To suffer as a Christian means always willing the best for your persecutors. The author remembers kneeling with three Kikuyu men in Kenya and praying for their persecutors, following the examples of Jesus and Stephen. This is another way suffering glorifies God.

Hopkin concludes by contemplating the cross of Jesus Christ. “The Bible makes it clear that the problem of man’s sin, and therefore of his sufferings too, was dealt with on the cross.” (p. 109) If Christ’s suffering can glorify God, so can mine. We don’t explain suffering; we use it as an opportunity to glorify God, and in doing so, we transform it.

Hugh Evan Hopkins is an able and balanced writer with a wealth of experience. I highly recommend this book and look forward to reading others from him.

Review: Apostle to Islam

Rating: ★★★★★

Author: J. Christy Wilson (Sr.) (1891-1973) was an influential missionary in Persia. He published Apostle to Islam in 1952, the year after Samuel M. Zwemer died. (His son, J. Christy Wilson, Jr., (1921-1999), was a pioneer missionary in Afghanistan, and was also nothing to sneeze at.)

Samuel M. Zwemer (the subject of this biography) was a pioneer missionary among Arabs along the Persian Gulf. His later career was spent writing, teaching and mobilizing for missions among Muslims while he was based in Egypt for many years, and later at Princeton Theological Seminary.

Overview:

This is probably the most comprehensive biography involving Christian work in the Muslim world.
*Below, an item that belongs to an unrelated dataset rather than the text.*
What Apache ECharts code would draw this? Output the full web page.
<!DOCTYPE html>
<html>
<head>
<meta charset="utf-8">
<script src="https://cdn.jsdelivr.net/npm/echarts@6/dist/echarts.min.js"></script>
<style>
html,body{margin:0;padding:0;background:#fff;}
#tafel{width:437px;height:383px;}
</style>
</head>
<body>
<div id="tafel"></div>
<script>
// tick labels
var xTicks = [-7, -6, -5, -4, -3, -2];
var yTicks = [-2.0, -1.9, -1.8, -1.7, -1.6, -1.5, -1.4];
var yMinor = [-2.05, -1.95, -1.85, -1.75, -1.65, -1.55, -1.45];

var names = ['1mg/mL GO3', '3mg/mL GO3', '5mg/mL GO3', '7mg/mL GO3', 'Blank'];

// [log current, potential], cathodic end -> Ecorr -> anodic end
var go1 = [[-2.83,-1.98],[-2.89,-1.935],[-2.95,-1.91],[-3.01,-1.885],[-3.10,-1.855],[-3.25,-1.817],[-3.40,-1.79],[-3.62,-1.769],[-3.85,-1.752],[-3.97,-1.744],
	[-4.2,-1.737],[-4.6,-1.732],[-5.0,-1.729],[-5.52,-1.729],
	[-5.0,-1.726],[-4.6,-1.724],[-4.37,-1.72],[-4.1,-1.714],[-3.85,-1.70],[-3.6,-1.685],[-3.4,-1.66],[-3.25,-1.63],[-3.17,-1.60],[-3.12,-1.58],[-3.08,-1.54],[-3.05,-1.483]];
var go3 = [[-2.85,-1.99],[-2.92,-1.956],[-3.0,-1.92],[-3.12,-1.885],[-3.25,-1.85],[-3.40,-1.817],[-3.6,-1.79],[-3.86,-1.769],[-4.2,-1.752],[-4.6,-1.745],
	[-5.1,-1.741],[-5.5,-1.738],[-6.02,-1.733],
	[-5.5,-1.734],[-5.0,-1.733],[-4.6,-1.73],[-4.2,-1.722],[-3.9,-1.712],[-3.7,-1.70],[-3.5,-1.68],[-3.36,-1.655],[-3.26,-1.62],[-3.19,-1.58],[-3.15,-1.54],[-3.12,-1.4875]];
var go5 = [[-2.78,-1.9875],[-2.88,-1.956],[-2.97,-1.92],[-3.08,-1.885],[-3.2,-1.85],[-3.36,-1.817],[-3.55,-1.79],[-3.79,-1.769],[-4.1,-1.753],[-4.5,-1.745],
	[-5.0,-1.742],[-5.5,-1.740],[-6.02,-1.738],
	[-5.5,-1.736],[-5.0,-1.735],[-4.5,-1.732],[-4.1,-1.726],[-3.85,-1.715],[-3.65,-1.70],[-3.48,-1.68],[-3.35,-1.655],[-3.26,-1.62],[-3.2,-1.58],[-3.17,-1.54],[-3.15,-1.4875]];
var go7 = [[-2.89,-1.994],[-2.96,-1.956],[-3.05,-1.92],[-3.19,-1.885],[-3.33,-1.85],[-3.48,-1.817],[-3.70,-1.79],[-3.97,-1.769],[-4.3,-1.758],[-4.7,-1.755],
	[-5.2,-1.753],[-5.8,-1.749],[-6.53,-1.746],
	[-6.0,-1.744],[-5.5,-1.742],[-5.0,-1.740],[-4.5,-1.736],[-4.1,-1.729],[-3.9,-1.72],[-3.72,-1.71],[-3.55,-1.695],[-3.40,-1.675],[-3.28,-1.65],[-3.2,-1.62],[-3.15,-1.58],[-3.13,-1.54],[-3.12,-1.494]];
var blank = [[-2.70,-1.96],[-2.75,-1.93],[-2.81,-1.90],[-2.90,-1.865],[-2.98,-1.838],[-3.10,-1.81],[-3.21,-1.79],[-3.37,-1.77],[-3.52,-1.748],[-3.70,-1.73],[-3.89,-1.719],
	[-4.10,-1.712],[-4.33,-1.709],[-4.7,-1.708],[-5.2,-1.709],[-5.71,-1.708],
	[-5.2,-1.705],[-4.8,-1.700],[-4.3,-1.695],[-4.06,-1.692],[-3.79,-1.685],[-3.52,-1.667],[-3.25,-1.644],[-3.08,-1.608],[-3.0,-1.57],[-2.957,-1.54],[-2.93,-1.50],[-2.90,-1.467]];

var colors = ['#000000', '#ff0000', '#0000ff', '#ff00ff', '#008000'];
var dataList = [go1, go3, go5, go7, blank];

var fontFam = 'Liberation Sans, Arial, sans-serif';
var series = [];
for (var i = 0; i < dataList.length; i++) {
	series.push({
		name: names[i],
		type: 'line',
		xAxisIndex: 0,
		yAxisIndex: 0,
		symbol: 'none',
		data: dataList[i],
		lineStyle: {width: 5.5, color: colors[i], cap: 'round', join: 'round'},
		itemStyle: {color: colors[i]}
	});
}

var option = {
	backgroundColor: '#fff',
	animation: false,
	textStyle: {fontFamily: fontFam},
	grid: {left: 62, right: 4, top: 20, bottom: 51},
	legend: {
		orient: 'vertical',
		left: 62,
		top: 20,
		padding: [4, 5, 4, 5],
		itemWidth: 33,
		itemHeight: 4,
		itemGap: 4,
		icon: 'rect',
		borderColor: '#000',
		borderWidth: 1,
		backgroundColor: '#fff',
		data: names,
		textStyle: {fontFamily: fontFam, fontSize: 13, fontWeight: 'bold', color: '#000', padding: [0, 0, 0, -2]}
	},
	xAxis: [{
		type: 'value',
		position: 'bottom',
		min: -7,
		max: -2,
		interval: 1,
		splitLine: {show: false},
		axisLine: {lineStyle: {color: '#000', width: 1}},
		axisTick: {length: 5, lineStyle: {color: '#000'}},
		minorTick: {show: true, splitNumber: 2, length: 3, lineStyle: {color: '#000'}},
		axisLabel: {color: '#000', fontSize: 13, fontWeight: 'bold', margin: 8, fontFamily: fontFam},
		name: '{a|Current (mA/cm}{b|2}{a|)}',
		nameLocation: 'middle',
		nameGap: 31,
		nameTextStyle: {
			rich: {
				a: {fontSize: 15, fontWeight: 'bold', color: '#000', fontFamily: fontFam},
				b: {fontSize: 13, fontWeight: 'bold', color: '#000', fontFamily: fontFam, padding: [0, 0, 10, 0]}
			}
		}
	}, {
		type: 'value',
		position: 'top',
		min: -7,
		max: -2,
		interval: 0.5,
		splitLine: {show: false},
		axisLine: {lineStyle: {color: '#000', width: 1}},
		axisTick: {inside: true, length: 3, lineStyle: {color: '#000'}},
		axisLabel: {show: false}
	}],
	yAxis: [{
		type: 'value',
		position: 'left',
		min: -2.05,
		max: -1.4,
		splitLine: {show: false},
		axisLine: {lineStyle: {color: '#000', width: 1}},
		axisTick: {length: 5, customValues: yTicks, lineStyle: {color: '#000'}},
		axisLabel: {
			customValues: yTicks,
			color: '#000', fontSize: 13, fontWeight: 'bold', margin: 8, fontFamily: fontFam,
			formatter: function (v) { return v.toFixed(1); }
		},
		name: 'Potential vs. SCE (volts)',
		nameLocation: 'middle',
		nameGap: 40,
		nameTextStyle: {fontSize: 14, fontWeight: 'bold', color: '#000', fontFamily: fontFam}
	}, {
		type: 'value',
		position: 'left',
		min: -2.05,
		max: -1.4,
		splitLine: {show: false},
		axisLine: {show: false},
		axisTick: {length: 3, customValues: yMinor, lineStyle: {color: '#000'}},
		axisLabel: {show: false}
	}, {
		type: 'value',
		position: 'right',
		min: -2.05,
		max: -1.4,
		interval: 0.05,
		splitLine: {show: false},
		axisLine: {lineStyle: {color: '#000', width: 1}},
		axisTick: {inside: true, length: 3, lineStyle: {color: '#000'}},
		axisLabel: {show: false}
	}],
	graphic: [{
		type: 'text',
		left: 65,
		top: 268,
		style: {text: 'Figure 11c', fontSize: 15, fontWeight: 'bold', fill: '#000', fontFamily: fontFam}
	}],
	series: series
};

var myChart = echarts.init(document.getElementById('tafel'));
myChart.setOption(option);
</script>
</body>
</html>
It is engaging, multi-faceted, well-researched, and well-written.

Like Ion Kieth-Falconer and others, Zwemer’s life must be divided into several streams:

  • His academic career, which included a chair at Princeton Seminary in his later life.
  • His literary career, which spans 48 volumes—one writer quips that, like Luther, he “threw his inkpot at the devil”.
  • His pioneer work—Zwemer was one of the earlier student volunteers, and he held a position of influence in the movement—with Lansing and Cantine, he also founded the Arabian Mission, which was remarkable for its ambition and sacrifice.
  • His publishing work—Zwemer was the editor of The Moslem World Quarterly from 1911 to 1947.
  • His mobilization work, which, according to Ruth Tucker, was his most important contribution. Year after year, his annual schedule involved platforms and pulpits in three languages in America, India, South Africa, Indonesia, China, Persia, etc.
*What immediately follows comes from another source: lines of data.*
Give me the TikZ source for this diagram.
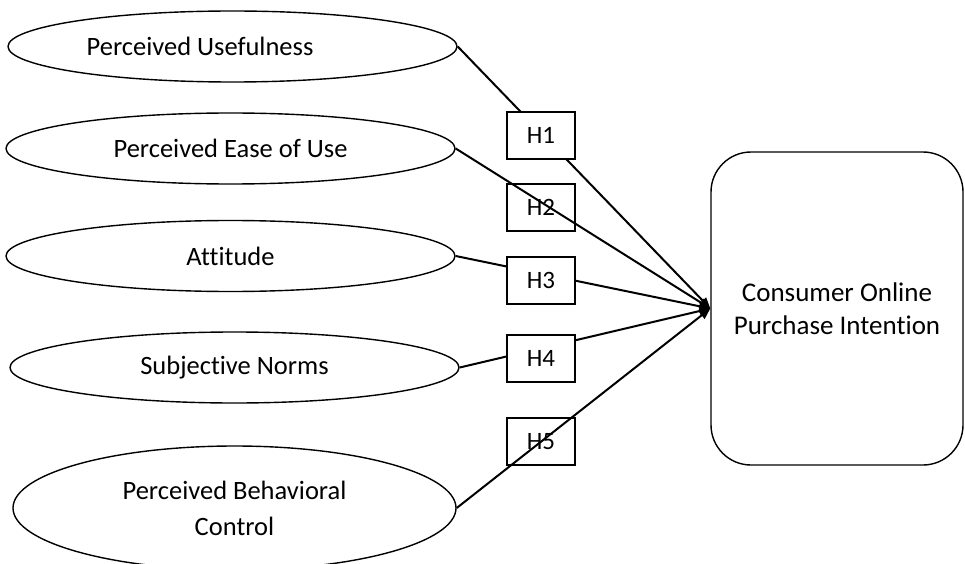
\documentclass[tikz,border=0pt]{standalone}
\usepackage{fontspec}
\setmainfont[Ligatures={NoCommon},RawFeature={-calt;-liga;-dlig}]{Carlito}
\usetikzlibrary{shapes.geometric,arrows.meta}
\tikzset{
  txt/.style={font=\fontsize{26.5}{36}\selectfont,align=center},
  construct/.style={ellipse,draw=black,line width=1.4pt,inner sep=0pt,minimum width=449pt,minimum height=71pt,txt},
  hyp/.style={rectangle,draw=black,line width=1.4pt,minimum width=68pt,minimum height=47pt,inner sep=0pt,font=\fontsize{25}{30}\selectfont},
  outcome/.style={rectangle,draw=black,line width=1.4pt,rounded corners=40pt,minimum width=252pt,minimum height=313pt,inner sep=0pt,font=\fontsize{27}{33}\selectfont,align=center},
  link/.style={line width=2pt,-{Triangle[length=11pt,width=9pt]}}
}
\begin{document}
\begin{tikzpicture}[x=1pt,y=-1pt]
\useasboundingbox (0,0) rectangle (965,564);
\clip (0,0) rectangle (965,564);
% constructs
\node[construct] (pu) at (232.5,46.5) {};
\node[txt] (putext) at (200,46) {Perceived Usefulness};
\node[construct] (peou) at (230.5,148.5) {Perceived Ease of Use};
\node[construct] (att) at (230.5,256) {Attitude};
\node[construct] (sn) at (234.5,367.5) {Subjective Norms};
\node[construct,minimum width=443pt,minimum height=124pt] (pbc) at (234.5,508) {Perceived Behavioral\\Control};
% outcome
\node[outcome] (cop) at (837,308.5) {Consumer Online\\Purchase Intention};
% connectors under filled boxes
\draw[link] (pu.east) -- (cop.west);
\draw[link] (att.east) -- (cop.west);
\draw[link] (sn.east) -- (cop.west);
% hypothesis boxes
\node[hyp,fill=white] (h1) at (541,135.5) {H1};
\node[hyp] (h2) at (541,207.5) {H2};
\node[hyp,fill=white] (h3) at (541,280.5) {H3};
\node[hyp,fill=white] (h4) at (541,358.5) {H4};
\node[hyp] (h5) at (541,441.5) {H5};
% connectors over open boxes
\draw[link] (peou.east) -- (cop.west);
\draw[link] (pbc.east) -- (cop.west);
\end{tikzpicture}
\end{document}
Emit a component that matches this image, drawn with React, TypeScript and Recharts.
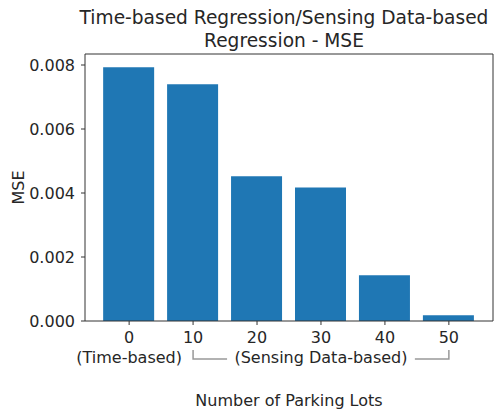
import React from 'react';
import { BarChart, Bar, XAxis, YAxis, ReferenceLine } from 'recharts';

const lots = [0, 10, 20, 30, 40, 50];
const mse = [0.00793, 0.0074, 0.00452, 0.00417, 0.00143, 0.00018];
const yTicks = [0, 0.002, 0.004, 0.006, 0.008];
const groupLabels = [
  { at: 0, text: '(Time-based)' },
  { at: 30, text: '(Sensing Data-based)' },
];
const bracketStart = 10;
const bracketEnd = 50;

const data = lots.map((l, i) => ({ lots: l, mse: mse[i] }));

const X_MIN = -6.9;
const X_MAX = 56.9;
const Y_MAX = 0.008344;

const FONT = '"DejaVu Sans", sans-serif';
const TEXT = '#262626';
const SPINE = '#333333';

const XTick = (props: any) => {
  const { x, y, payload } = props;
  const v = payload.value;
  const group = groupLabels.find((g) => g.at === v);
  return (
    <g fontFamily={FONT} fontSize={16} fill={TEXT}>
      <text x={x} y={y + 14} textAnchor="middle">{v}</text>
      {group && (
        <text x={x} y={y + 34} textAnchor="middle">{group.text}</text>
      )}
      {v === bracketStart && (
        <path d={`M${x},${y + 21} V${y + 30} H${x + 34}`} stroke="#999" strokeWidth={1.5} fill="none" />
      )}
      {v === bracketEnd && (
        <path d={`M${x - 34},${y + 30} H${x} V${y + 21}`} stroke="#999" strokeWidth={1.5} fill="none" />
      )}
    </g>
  );
};

export default function App() {
  return (
    <div style={{ position: 'absolute', left: 0, top: 0, width: 500, height: 413, background: '#fff' }}>
      <div
        style={{
          position: 'absolute',
          left: 284,
          top: 6,
          transform: 'translateX(-50%)',
          whiteSpace: 'nowrap',
          textAlign: 'center',
          fontFamily: FONT,
          fontSize: 18.6,
          lineHeight: '23px',
          color: TEXT,
        }}
      >
        Time-based Regression/Sensing Data-based
        <br />
        Regression - MSE
      </div>
      <BarChart width={500} height={413} data={data} margin={{ top: 54, right: 7, left: 10, bottom: 0 }}>
        <XAxis
          dataKey="lots"
          type="number"
          domain={[X_MIN, X_MAX]}
          ticks={lots}
          allowDataOverflow
          height={92}
          tick={<XTick />}
          tickSize={4}
          tickMargin={4}
          tickLine={{ stroke: SPINE }}
          axisLine={{ stroke: SPINE }}
          label={{ value: 'Number of Parking Lots', position: 'insideBottom', offset: 7, fontFamily: FONT, fontSize: 16, fill: TEXT }}
        />
        <YAxis
          type="number"
          domain={[0, Y_MAX]}
          ticks={yTicks}
          allowDataOverflow
          width={75}
          tickSize={4}
          tickMargin={6}
          tickFormatter={(v: number) => v.toFixed(3)}
          tick={{ fontFamily: FONT, fontSize: 16, fill: TEXT }}
          tickLine={{ stroke: SPINE }}
          axisLine={{ stroke: SPINE }}
          label={{ value: 'MSE', angle: -90, position: 'insideLeft', offset: 8, fontFamily: FONT, fontSize: 16, fill: TEXT, style: { textAnchor: 'middle' } }}
        />
        <Bar dataKey="mse" fill="#1f77b4" barSize={51} isAnimationActive={false} />
        <ReferenceLine y={Y_MAX} stroke={SPINE} ifOverflow="visible" />
        <ReferenceLine x={X_MAX} stroke={SPINE} ifOverflow="visible" />
      </BarChart>
    </div>
  );
}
With so much travel and so many contributions, Wilson mainly focuses on his work; there is not much “table talk” or personal touch. This book is too big-picture for that. The biography itself reads as an account of the revival of interest in evangelical missions to Muslim-majority people groups, and for that reason it is indispensable.

Meat:

One of the high points for me was reading about Lucknow 1911 for the first time—a watershed moment in missions history, in which modern missions to Muslims became focused, intentional and organized.

Zwemer seems to have been steadfast, if a little grave; and orthodox, if a bit staunch. His life work is remarkable and unparalleled, and this is one of the best books it has been my high privilege to bring back into publication.

Bones:

Something that will disappoint some readers, as Ruth Tucker points out in From Jerusalem to Irian Jaya, is that Zwemer had very few converts in his lifetime. He was an eagle in theology; a seer in writing; a “steam-engine” in mobilization, as his close colleague testified; but he himself did not win many people to Christ in the Arab world. For that reason, some reviewers take this book to be uninspiring; I felt—quite the opposite—that his mobilization work undoubtedly has resulted in innumerable converts through the next generation, and from this I took great encouragement as a missionary in an all-but-forgotten field.
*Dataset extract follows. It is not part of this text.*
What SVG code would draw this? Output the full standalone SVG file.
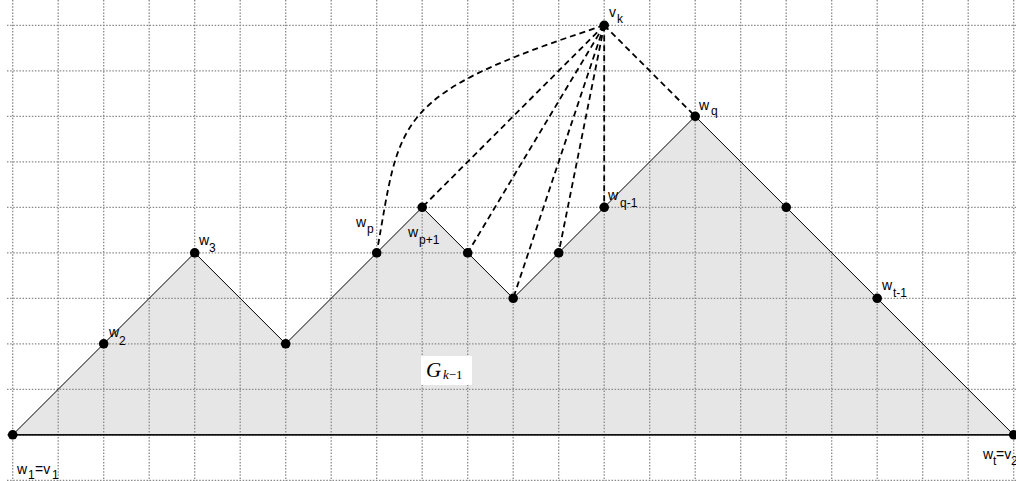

Some personal takeaways from Zwemer’s life as a whole: I take a spur and a warning both from this biography. First, mobilization, writing, and conference work are critical elements of our global task. They must not be neglected. Second, the most important work in ministry will always be not publishing, but people—one at a time—and loving your neighbor is harder and more glorious than a mile-long trail of print. This is exactly why mobilization was Zwemer’s greatest contribution; because that is where he was relationally invested.